Unidad por crecimiento en Cristo

            El cuarto factor de unidad es el crecimiento en Cristo (Efe. 4:1-16). En este texto Pablo define la unidad del Espíritu, especifica el objetivo de los cargos y órdenes eclesiásticos y señala el crecimiento en Cristo como un factor importante para la unidad de la iglesia.

            Vuelve a decir que la unidad de la iglesia es “la unidad del Espíritu” y la iglesia debe guardarla en el vínculo de la paz (vers. 3). Luego define que la unidad, establecida por el Espíritu, está constituida por siete elementos: un cuerpo, un Espíritu, un Señor, una esperanza, una fe, un bautismo y un Dios (vers. 4, 5). Unidad completa: eclesial (con todas sus estructuras y prácticas), moral (1 Juan 3:3), espiritual, doctrinal, misional y teológica.

            Los cargos y órdenes -apóstoles, profetas, evangelistas, pastores-maestros-son varios, pero tienen la misma validez universal y un solo objetivo para todos: la edificación del cuerpo de Cristo. Cargos y órdenes, lo mismo que los dones, no son dados a los individuos para exaltar sus personas o su posición en la iglesia. Más bien, ellos mismos, y los dones que el Espíritu les otorga, son dados por Dios a la iglesia para que construyan su unidad de la fe y del conocimiento de tal manera que la iglesia no tenga vacilaciones doctrinales, ni sea engañada por el error, porque esto impediría su crecimiento. Ningún miembro, ni grupo de miembros, está autorizado por Dios a utilizar los dones, que les otorga para la unidad y el crecimiento de la iglesia, con el fin de sumirla en fragmentadores conflictos doctrinales, o para destruir su unidad corporativa. Hacerlo sería una contradicción a la fe que han profesado y una infidelidad a Dios, como originador de los dones, y a la iglesia, como destinataria de ellos.

            Por el contrario, dirigentes y miembros, competidos por el amor y siguiendo la verdad revelada por Dios, tienen la obligación de trabajar por su propio crecimiento personal y por el crecimiento corporativo de la iglesia. Todo crecimiento hacia la madurez espiritual y todo aumento de sus miembros se produce en Cristo, cabeza de la iglesia, su cuerpo. Él es el objetivo y la fuente de su crecimiento. Cristo tiene todo el poder necesario para otorgarle vitalidad espiritual, amor fraterno-misional, lo mismo que el necesario y apropiado liderazgo para su crecimiento corporativo, en unidad.

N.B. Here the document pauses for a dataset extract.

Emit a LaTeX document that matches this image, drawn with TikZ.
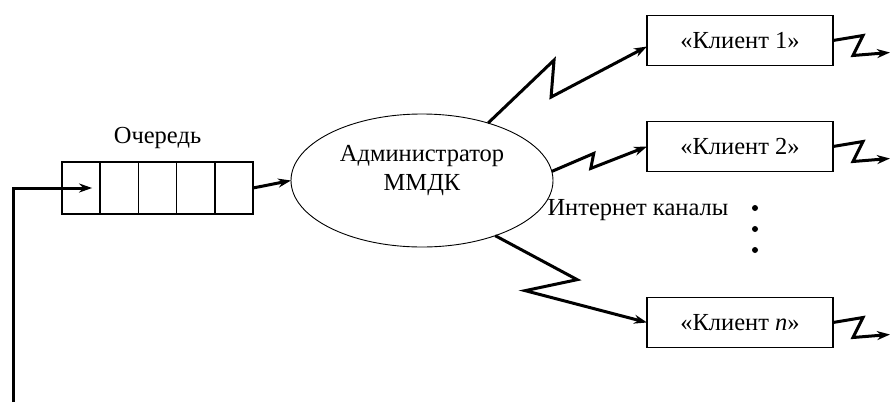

            Es a través de los líderes como Cristo actúa para edificar y mantener la unidad de la iglesia. Pablo dice que “todo el cuerpo, bien concertado y unido entre sí por todas las coyunturas que se ayudan mutuamente, según la actividad propia de cada miembro, recibe su crecimiento para ir edificándose en amor” (vers. 16). Hay una relación entre el trabajo de las coyunturas y la obra de los dirigentes -apóstoles, profetas, evangelistas y pastores-maestros— mencionados anteriormente. Los líderes tienen que hacer todo lo que esté a su alcance para mantener la unidad del cuerpo. Una obra contraria a la unidad sería la más extraña concepción del liderazgo eclesiástico y completamente ajena a la revelación de Dios. Más aún, tales líderes negarían su conexión con la cabeza y producirían la inmovilidad del cuerpo, paralizando su crecimiento en lugar de construirlo.

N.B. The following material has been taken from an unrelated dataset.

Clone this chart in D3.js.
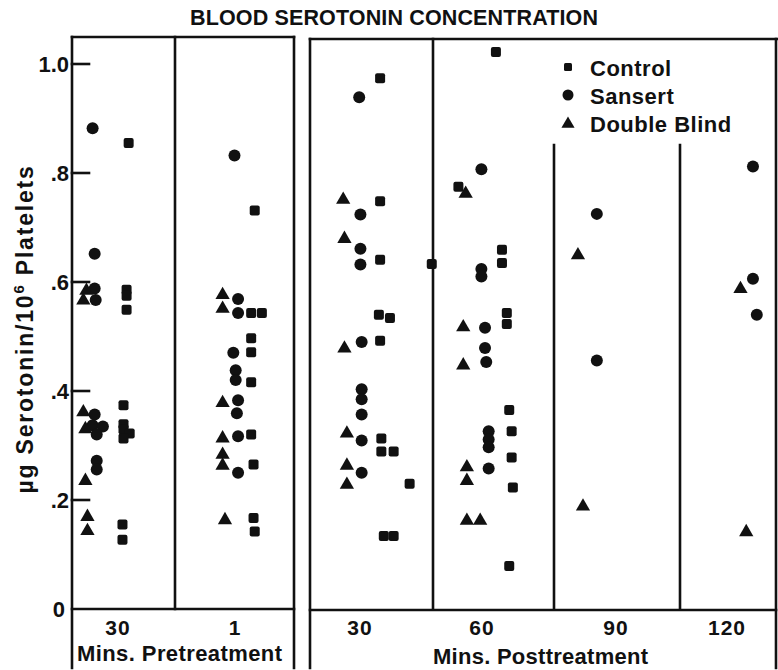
<!DOCTYPE html>
<html><head><meta charset="utf-8">
<script src="https://cdn.jsdelivr.net/npm/d3@7"></script>
<style>html,body{margin:0;padding:0;background:#fff;}svg{display:block;}</style>
</head><body>
<script>
// ---- data ----
const title = "BLOOD SEROTONIN CONCENTRATION";
const yLabel = "µg Serotonin/10";
const groups = ["pre30", "pre1", "post30", "post60", "post90", "post120"];
const groupLabels = ["30", "1", "30", "60", "90", "120"];
const phaseLabels = ["Mins. Pretreatment", "Mins. Posttreatment"];
const yTicks = [0, 0.2, 0.4, 0.6, 0.8, 1.0];
const yTickLabels = ["0", ".2", ".4", ".6", ".8", "1.0"];
const seriesNames = ["Control", "Sansert", "Double Blind"];
// each point: [group, value, within-group jitter (0..1)]
const controlPoints = [
  ["pre30",0.855,0.55],["pre30",0.586,0.53],["pre30",0.575,0.53],["pre30",0.549,0.53],["pre30",0.374,0.50],
  ["pre30",0.339,0.50],["pre30",0.330,0.50],["pre30",0.322,0.56],["pre30",0.313,0.50],["pre30",0.155,0.49],["pre30",0.127,0.49],
  ["pre1",0.731,0.67],["pre1",0.543,0.64],["pre1",0.543,0.73],["pre1",0.497,0.64],["pre1",0.471,0.64],
  ["pre1",0.416,0.64],["pre1",0.320,0.64],["pre1",0.265,0.66],["pre1",0.167,0.66],["pre1",0.142,0.67],
  ["post30",0.974,0.57],["post30",0.748,0.57],["post30",0.641,0.57],["post30",0.540,0.56],["post30",0.534,0.65],
  ["post30",0.492,0.57],["post30",0.313,0.58],["post30",0.289,0.58],["post30",0.289,0.68],["post30",0.230,0.81],
  ["post30",0.134,0.60],["post30",0.134,0.68],["post30",0.633,0.99],
  ["post60",1.022,0.52],["post60",0.775,0.21],["post60",0.659,0.57],["post60",0.635,0.57],["post60",0.543,0.61],
  ["post60",0.523,0.61],["post60",0.365,0.63],["post60",0.326,0.65],["post60",0.278,0.65],["post60",0.223,0.66],["post60",0.079,0.63]
];
const sansertPoints = [
  ["pre30",0.882,0.20],["pre30",0.652,0.22],["pre30",0.588,0.22],["pre30",0.567,0.23],["pre30",0.357,0.22],
  ["pre30",0.337,0.20],["pre30",0.335,0.30],["pre30",0.320,0.24],["pre30",0.272,0.24],["pre30",0.256,0.24],
  ["pre1",0.832,0.50],["pre1",0.569,0.53],["pre1",0.543,0.53],["pre1",0.470,0.49],["pre1",0.438,0.51],
  ["pre1",0.420,0.51],["pre1",0.383,0.53],["pre1",0.359,0.52],["pre1",0.317,0.53],["pre1",0.250,0.53],
  ["post30",0.939,0.40],["post30",0.724,0.41],["post30",0.661,0.41],["post30",0.632,0.41],["post30",0.490,0.42],
  ["post30",0.403,0.42],["post30",0.385,0.42],["post30",0.357,0.42],["post30",0.309,0.42],["post30",0.250,0.42],
  ["post60",0.807,0.40],["post60",0.624,0.40],["post60",0.610,0.40],["post60",0.516,0.43],["post60",0.479,0.43],
  ["post60",0.453,0.44],["post60",0.326,0.46],["post60",0.311,0.46],["post60",0.297,0.46],["post60",0.258,0.46],
  ["post90",0.725,0.34],["post90",0.456,0.34],
  ["post120",0.812,0.76],["post120",0.606,0.76],["post120",0.540,0.80]
];
const doubleBlindPoints = [
  ["pre30",0.586,0.14],["pre30",0.568,0.11],["pre30",0.363,0.11],["pre30",0.332,0.13],["pre30",0.237,0.13],
  ["pre30",0.171,0.15],["pre30",0.145,0.15],
  ["pre1",0.578,0.40],["pre1",0.553,0.40],["pre1",0.380,0.40],["pre1",0.315,0.40],["pre1",0.285,0.40],
  ["pre1",0.265,0.40],["pre1",0.165,0.42],
  ["post30",0.753,0.27],["post30",0.681,0.28],["post30",0.480,0.28],["post30",0.324,0.30],["post30",0.265,0.30],["post30",0.230,0.30],
  ["post60",0.764,0.27],["post60",0.519,0.25],["post60",0.449,0.25],["post60",0.262,0.28],["post60",0.237,0.28],
  ["post60",0.164,0.28],["post60",0.164,0.39],
  ["post90",0.651,0.19],["post90",0.190,0.23],
  ["post120",0.589,0.63],["post120",0.143,0.69]
];

// ---- layout ----
const W = 778, H = 670;
const FONT = "'Liberation Sans', Arial, sans-serif";
const panelBounds = {pre30:[72,175], pre1:[175,294], post30:[310,433], post60:[433,554], post90:[554,680], post120:[680,776]};
const base = 609, topL = 37, topR = 39, bottomFrame = 668, innerTop = 145;

const svg = d3.select("body").append("svg").attr("width", W).attr("height", H);
const y = d3.scaleLinear().domain([0, 1]).range([base, 64]);
const xs = {};
groups.forEach(g => xs[g] = d3.scaleLinear().domain([0, 1]).range(panelBounds[g]));

const ink = "#111";
const lines = svg.append("g").attr("stroke", ink).attr("stroke-width", 2.6).attr("fill", "none").attr("stroke-linecap", "square");
function ln(x1, y1, x2, y2) { lines.append("line").attr("x1", x1).attr("y1", y1).attr("x2", x2).attr("y2", y2); }
// left box
const L0 = panelBounds.pre30[0], L1 = panelBounds.pre1[1];
ln(L0, topL, L1, topL); ln(L0, topL, L0, bottomFrame); ln(L1, topL, L1, bottomFrame);
ln(panelBounds.pre1[0], topL, panelBounds.pre1[0], base); ln(L0, base, L1, base);
// right box
const R0 = panelBounds.post30[0], R1 = panelBounds.post120[1];
ln(R0, topR, W, topR); ln(R0, topR, R0, bottomFrame); ln(R1, topR, R1, bottomFrame);
ln(panelBounds.post60[0], topR, panelBounds.post60[0], base);
ln(panelBounds.post90[0], innerTop, panelBounds.post90[0], base);
ln(panelBounds.post120[0], innerTop, panelBounds.post120[0], base);
ln(R0, base + 1, R1, base + 1);

// y axis ticks (inside) and labels
yTicks.forEach((t, i) => {
  if (t > 0) ln(L0, y(t), L0 + 17, y(t));
  svg.append("text").attr("x", t > 0 ? 69 : 65).attr("y", y(t) + 8)
    .attr("text-anchor", "end").attr("font-family", FONT).attr("font-weight", "bold")
    .attr("font-size", 22).attr("fill", ink).text(yTickLabels[i]);
});

// title
svg.append("text").attr("x", 394).attr("y", 25).attr("text-anchor", "middle")
  .attr("font-family", FONT).attr("font-weight", "bold").attr("font-size", 21.5).attr("fill", ink)
  .attr("textLength", 408).attr("lengthAdjust", "spacing").text(title);

// y label
const yl = svg.append("text").attr("transform", "translate(33,329) rotate(-90)").attr("text-anchor", "middle")
  .attr("font-family", FONT).attr("font-weight", "bold").attr("font-size", 23).attr("fill", ink)
  .attr("letter-spacing", 1.8);
yl.append("tspan").text(yLabel);
yl.append("tspan").attr("dy", -9).attr("font-size", 15).text("6");
yl.append("tspan").attr("dy", 9).text(" Platelets");

// group labels
groups.forEach((g, i) => {
  const cx = {pre30:118, pre1:235, post30:360, post60:482, post90:616, post120:727}[g];
  svg.append("text").attr("x", cx).attr("y", 635).attr("text-anchor", "middle")
    .attr("font-family", FONT).attr("font-weight", "bold").attr("font-size", 21).attr("fill", ink)
    .attr("letter-spacing", 1).text(groupLabels[i]);
});
svg.append("text").attr("x", 77).attr("y", 661).attr("font-family", FONT).attr("font-weight", "bold")
  .attr("font-size", 22).attr("fill", ink).attr("textLength", 205).attr("lengthAdjust", "spacing").text(phaseLabels[0]);
svg.append("text").attr("x", 433).attr("y", 664).attr("font-family", FONT).attr("font-weight", "bold")
  .attr("font-size", 22).attr("fill", ink).attr("textLength", 215).attr("lengthAdjust", "spacing").text(phaseLabels[1]);

// markers
const triPath = d3.symbol().type(d3.symbolTriangle).size(88)();
const pts = svg.append("g").attr("fill", ink);
function drawMarker(sel, kind) {
  if (kind === 0) sel.append("rect").attr("x", -5).attr("y", -5).attr("width", 10).attr("height", 10).attr("rx", 2);
  else if (kind === 1) sel.append("circle").attr("r", 6);
  else sel.append("path").attr("d", triPath).attr("transform", "translate(0,1)");
}
[controlPoints, sansertPoints, doubleBlindPoints].forEach((arr, k) => {
  pts.selectAll(null).data(arr).enter().append("g")
    .attr("transform", d => `translate(${xs[d[0]](d[2])},${y(d[1])})`)
    .each(function () { drawMarker(d3.select(this), k); });
});

// legend
const legend = svg.append("g").attr("fill", ink);
seriesNames.forEach((name, i) => {
  const gy = 67 + i * 28;
  const m = legend.append("g").attr("transform", `translate(568,${gy})`);
  if (i === 0) m.append("rect").attr("x", -4).attr("y", -4).attr("width", 8).attr("height", 8).attr("rx", 1.5);
  else if (i === 1) m.append("circle").attr("r", 5.5);
  else m.append("path").attr("d", d3.symbol().type(d3.symbolTriangle).size(75)()).attr("transform", "translate(0,1)");
  legend.append("text").attr("x", 590).attr("y", gy + 9).attr("font-family", FONT).attr("font-weight", "bold")
    .attr("font-size", 22).attr("letter-spacing", 0.5).text(name);
});
</script>
</body></html>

            La unidad de la iglesia depende básicamente de cuatro factores: la transformación espiritual interna de los miembros, la integración en Cristo de todos los creyentes, la obra del Espíritu Santo, y el crecimiento en Cristo hacia la madurez espiritual y al aumento numérico de la iglesia. Todo -miembros, dirigentes, estructuras, programas, dones, funciones—debe estar sometido al Espíritu Santo para que él integre todo lo diverso en una unidad indivisible, en la iglesia. Diversidad, pluralismo, fragmentación, conflictos, sospechas y amarguras sólo producen la negación de la iglesia y rechazan la obra unitaria del Espíritu Santo en ella.

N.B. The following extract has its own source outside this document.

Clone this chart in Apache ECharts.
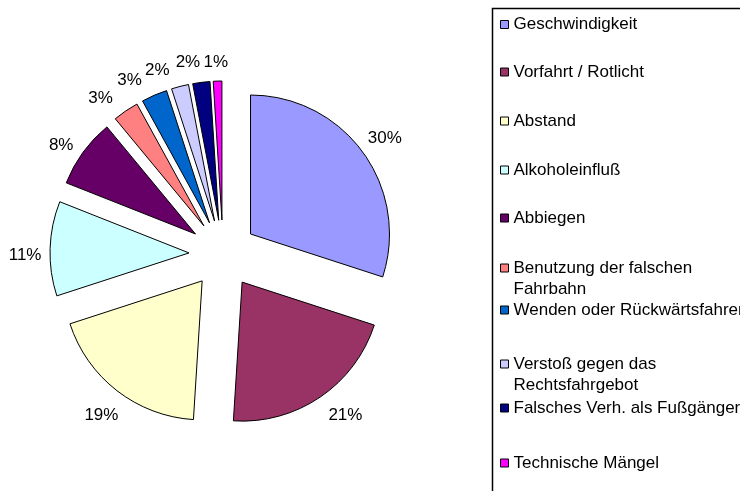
<!DOCTYPE html>
<html>
<head>
<meta charset="utf-8">
<script src="https://cdn.jsdelivr.net/npm/echarts@6/dist/echarts.min.js"></script>
<style>
  html, body { margin: 0; padding: 0; background: #ffffff; }
  #chart { width: 740px; height: 491px; }
</style>
</head>
<body>
<div id="chart"></div>
<script>
// Unfallursachen – Anteile in Prozent
const categories = [
  'Geschwindigkeit',
  'Vorfahrt / Rotlicht',
  'Abstand',
  'Alkoholeinfluß',
  'Abbiegen',
  'Benutzung der falschen\nFahrbahn',
  'Wenden oder Rückwärtsfahren',
  'Verstoß gegen das\nRechtsfahrgebot',
  'Falsches Verh. als Fußgänger',
  'Technische Mängel'
];
const shares = [30, 21, 19, 11, 8, 3, 3, 2, 2, 1];
const colors = ['#9999FF', '#993366', '#FFFFCC', '#CCFFFF', '#660066',
                '#FF8080', '#0066CC', '#CCCCFF', '#000080', '#FF00FF'];

// layout: vertical centre of each legend marker
const legendRowY = [24.5, 72, 121, 170, 218, 268, 310, 364, 408, 463];
// layout: small shifts of the percentage labels so the crowded ones fan out
const labelNudge = [[0, 2], [10, -4], [1, 3], [2, 8], [0, 9],
                    [-10, 10], [-14, 10], [-16, 10], [-10, 7], [-1, 8]];

const FONT = "'Liberation Sans', Arial, sans-serif";
const FONT_SIZE = 17;
const LINE_H = 21;
const PIE_CENTER = [223, 254];
const PIE_RADIUS = 139;
const EXPLODE = 34;
const LABEL_GAP = 27;

const pieData = categories.map((name, i) => ({
  name: name,
  value: shares[i],
  selected: true,
  itemStyle: { color: colors[i] }
}));

// one legend block per entry so every row sits at its own height;
// wrapped names get a blank first line so the marker lines up with their first line
const legends = categories.map((name, i) => {
  const twoLines = name.indexOf('\n') >= 0;
  return {
    data: [name],
    orient: 'vertical',
    left: 500,
    top: twoLines ? legendRowY[i] - 1.5 * LINE_H : legendRowY[i] - LINE_H / 2,
    padding: 0,
    icon: 'rect',
    itemWidth: 8,
    itemHeight: 8,
    selectedMode: false,
    formatter: twoLines ? (n) => ' \n' + n : '{name}',
    itemStyle: { borderColor: '#000', borderWidth: 1 },
    textStyle: {
      fontFamily: FONT,
      fontSize: FONT_SIZE,
      color: '#000',
      lineHeight: LINE_H
    }
  };
});

// label ring: mid radius sits LABEL_GAP outside the exploded slices
const ringMid = PIE_RADIUS + EXPLODE + LABEL_GAP - 3;

const chart = echarts.init(document.getElementById('chart'), null, { renderer: 'canvas' });

chart.setOption({
  animation: false,
  backgroundColor: '#ffffff',
  legend: legends,
  graphic: [{
    type: 'rect',
    shape: { x: 492.5, y: 8.5, width: 400, height: 600 },
    style: { fill: 'none', stroke: '#000', lineWidth: 1.5 },
    silent: true
  }],
  series: [
    {
      // exploded slices
      type: 'pie',
      center: PIE_CENTER,
      radius: PIE_RADIUS,
      startAngle: 90,
      clockwise: true,
      selectedMode: 'multiple',
      selectedOffset: EXPLODE,
      avoidLabelOverlap: false,
      label: { show: false },
      labelLine: { show: false },
      itemStyle: { borderColor: '#000', borderWidth: 1 },
      emphasis: { disabled: true },
      data: pieData
    },
    {
      // percentage labels
      type: 'pie',
      center: PIE_CENTER,
      radius: [ringMid - 3, ringMid + 3],
      startAngle: 90,
      clockwise: true,
      silent: true,
      avoidLabelOverlap: false,
      itemStyle: { color: 'rgba(0,0,0,0)', borderWidth: 0 },
      label: {
        show: true,
        position: 'inside',
        formatter: '{c}%',
        color: '#000',
        fontFamily: FONT,
        fontSize: FONT_SIZE,
        textBorderWidth: 0
      },
      labelLayout: (p) => ({
        dx: labelNudge[p.dataIndex][0],
        dy: labelNudge[p.dataIndex][1],
        hideOverlap: false,
        moveOverlap: null
      }),
      labelLine: { show: false },
      emphasis: { disabled: true },
      data: categories.map((name, i) => ({ name: name, value: shares[i] }))
    }
  ]
});
</script>
</body>
</html>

            Es mejor, mucho mejor, dedicar las energías a la misión porque, asociados con el Espíritu Santo en esta obra, comprenderemos mejor la doctrina, nos integraremos mejor al cuerpo de Cristo y estaremos más motivados por el amor de Dios que por nuestro egoísmo personal, en todo lo que vivimos como cristianos individuales y como miembros del cuerpo de Cristo, su iglesia.